Your output must consist solely of the lines from the "Convert this chart to matplotlib code." line through the "2, 0, -2, 0, 2]" line, exactly as written, without images.

— start Records —

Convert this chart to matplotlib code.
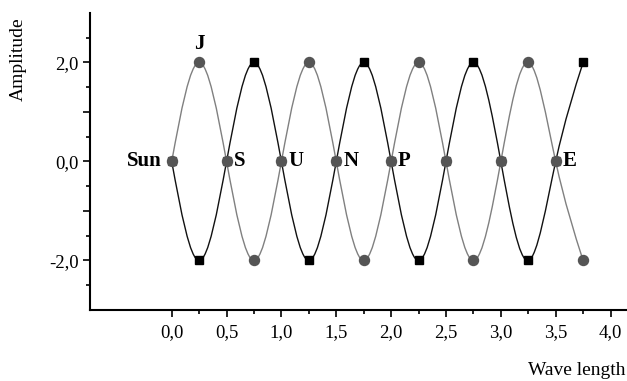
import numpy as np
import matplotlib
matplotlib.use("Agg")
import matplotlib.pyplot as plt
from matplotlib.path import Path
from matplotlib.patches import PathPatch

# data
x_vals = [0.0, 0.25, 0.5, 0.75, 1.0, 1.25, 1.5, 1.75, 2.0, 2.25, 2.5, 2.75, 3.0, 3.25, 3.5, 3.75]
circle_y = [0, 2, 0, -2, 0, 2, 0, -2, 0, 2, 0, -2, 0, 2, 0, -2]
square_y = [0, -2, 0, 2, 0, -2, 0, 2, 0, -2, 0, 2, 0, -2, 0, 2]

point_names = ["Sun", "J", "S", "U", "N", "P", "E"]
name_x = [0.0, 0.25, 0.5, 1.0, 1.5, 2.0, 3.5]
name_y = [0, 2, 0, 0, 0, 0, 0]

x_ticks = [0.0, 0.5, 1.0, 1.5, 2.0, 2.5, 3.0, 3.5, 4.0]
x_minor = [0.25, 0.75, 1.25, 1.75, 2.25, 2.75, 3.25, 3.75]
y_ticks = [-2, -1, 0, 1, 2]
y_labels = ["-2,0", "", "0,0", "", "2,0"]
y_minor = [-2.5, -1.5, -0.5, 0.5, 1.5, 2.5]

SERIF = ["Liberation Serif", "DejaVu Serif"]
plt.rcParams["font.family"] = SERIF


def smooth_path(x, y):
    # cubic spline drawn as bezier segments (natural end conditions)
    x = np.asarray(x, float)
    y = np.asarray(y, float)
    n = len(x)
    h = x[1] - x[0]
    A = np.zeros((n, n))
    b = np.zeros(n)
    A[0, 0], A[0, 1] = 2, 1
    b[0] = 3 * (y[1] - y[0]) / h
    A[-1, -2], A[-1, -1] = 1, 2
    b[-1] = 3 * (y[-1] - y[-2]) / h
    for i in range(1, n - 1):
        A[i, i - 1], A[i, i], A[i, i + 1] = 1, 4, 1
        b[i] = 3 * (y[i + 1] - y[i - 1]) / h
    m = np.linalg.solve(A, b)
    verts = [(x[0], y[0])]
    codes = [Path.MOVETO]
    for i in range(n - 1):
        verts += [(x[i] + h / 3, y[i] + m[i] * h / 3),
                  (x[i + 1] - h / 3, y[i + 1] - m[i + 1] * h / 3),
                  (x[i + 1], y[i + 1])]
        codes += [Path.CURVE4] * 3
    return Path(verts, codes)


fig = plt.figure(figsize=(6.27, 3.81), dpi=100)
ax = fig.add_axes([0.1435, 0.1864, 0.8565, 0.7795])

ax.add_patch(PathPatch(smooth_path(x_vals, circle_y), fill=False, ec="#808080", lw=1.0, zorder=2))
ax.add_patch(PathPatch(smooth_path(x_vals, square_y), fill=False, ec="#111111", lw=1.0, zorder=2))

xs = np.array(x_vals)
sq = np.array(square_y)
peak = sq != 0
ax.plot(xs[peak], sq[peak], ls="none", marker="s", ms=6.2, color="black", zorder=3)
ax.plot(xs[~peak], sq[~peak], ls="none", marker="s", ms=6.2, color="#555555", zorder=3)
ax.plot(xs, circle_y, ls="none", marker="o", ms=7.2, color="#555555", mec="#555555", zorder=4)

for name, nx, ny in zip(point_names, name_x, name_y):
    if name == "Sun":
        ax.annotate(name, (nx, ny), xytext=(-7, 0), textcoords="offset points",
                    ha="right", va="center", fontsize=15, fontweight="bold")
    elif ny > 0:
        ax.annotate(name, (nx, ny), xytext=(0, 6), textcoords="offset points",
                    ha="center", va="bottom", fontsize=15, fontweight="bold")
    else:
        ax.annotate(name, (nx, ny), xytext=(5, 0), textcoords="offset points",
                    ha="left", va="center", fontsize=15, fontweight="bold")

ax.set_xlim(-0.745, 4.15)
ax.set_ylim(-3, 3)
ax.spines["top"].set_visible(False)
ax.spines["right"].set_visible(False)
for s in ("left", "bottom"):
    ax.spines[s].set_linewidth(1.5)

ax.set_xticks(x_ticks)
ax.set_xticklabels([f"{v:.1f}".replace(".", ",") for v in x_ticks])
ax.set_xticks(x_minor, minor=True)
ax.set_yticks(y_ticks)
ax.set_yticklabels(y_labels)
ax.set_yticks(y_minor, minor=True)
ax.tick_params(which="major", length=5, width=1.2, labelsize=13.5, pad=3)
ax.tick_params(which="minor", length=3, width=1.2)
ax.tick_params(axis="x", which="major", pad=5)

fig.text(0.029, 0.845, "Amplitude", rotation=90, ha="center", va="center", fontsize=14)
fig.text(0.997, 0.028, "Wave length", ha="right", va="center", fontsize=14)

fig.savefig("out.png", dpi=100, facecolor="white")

— end Records —
— start Records —

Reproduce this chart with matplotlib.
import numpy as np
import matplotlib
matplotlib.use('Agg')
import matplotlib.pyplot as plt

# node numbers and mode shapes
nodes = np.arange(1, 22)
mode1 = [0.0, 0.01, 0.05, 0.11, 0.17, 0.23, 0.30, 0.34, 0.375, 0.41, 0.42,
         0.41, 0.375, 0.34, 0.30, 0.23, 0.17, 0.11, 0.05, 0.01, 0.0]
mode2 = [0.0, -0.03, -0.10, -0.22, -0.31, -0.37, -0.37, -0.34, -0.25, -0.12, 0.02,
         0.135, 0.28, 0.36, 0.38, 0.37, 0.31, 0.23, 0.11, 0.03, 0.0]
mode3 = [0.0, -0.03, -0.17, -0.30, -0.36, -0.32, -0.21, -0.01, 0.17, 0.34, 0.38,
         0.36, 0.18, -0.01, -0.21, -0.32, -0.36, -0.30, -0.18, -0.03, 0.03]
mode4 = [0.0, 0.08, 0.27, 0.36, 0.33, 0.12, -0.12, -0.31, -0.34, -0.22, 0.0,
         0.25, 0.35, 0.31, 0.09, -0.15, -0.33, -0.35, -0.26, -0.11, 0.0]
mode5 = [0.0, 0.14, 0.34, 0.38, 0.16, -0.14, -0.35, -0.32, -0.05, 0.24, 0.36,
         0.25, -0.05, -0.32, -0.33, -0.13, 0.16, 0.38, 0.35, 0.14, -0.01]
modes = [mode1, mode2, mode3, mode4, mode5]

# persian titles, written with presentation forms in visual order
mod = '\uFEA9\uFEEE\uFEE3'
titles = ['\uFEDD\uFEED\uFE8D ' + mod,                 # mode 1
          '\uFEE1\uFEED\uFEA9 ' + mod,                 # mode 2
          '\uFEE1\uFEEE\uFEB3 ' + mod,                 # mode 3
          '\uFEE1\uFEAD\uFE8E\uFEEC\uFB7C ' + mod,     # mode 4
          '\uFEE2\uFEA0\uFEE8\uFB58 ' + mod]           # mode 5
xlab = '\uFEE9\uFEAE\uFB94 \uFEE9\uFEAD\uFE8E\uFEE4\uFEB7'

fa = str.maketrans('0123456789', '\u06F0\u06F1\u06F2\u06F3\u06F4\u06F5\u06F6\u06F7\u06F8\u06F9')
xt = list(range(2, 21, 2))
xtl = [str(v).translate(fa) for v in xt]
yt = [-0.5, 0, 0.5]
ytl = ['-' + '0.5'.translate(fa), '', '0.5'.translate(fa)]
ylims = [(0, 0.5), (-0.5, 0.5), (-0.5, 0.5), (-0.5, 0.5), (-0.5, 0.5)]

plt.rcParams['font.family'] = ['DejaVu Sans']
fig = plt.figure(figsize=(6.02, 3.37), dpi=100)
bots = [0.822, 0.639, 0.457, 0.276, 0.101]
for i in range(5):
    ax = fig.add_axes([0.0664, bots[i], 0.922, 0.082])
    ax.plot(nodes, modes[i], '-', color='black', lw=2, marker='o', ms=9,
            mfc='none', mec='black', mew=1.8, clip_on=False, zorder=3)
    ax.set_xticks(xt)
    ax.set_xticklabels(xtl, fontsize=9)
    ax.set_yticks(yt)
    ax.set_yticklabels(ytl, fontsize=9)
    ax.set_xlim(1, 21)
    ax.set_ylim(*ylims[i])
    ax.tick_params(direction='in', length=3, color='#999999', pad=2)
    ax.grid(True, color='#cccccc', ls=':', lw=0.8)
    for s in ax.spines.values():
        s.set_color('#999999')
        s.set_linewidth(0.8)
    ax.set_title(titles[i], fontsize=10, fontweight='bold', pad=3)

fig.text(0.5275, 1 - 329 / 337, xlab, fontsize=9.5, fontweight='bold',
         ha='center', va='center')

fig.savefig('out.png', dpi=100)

— end Records —

-- Answer for the task --
Convert this chart to matplotlib code.
import numpy as np
import matplotlib
matplotlib.use("Agg")
import matplotlib.pyplot as plt
from matplotlib.path import Path
from matplotlib.patches import PathPatch

# data
x_vals = [0.0, 0.25, 0.5, 0.75, 1.0, 1.25, 1.5, 1.75, 2.0, 2.25, 2.5, 2.75, 3.0, 3.25, 3.5, 3.75]
circle_y = [0, 2, 0, -2, 0, 2, 0, -2, 0, 2, 0, -2, 0, 2, 0, -2]
square_y = [0, -2, 0, 2, 0, -2, 0, 2, 0, -2, 0, 2, 0, -2, 0, 2]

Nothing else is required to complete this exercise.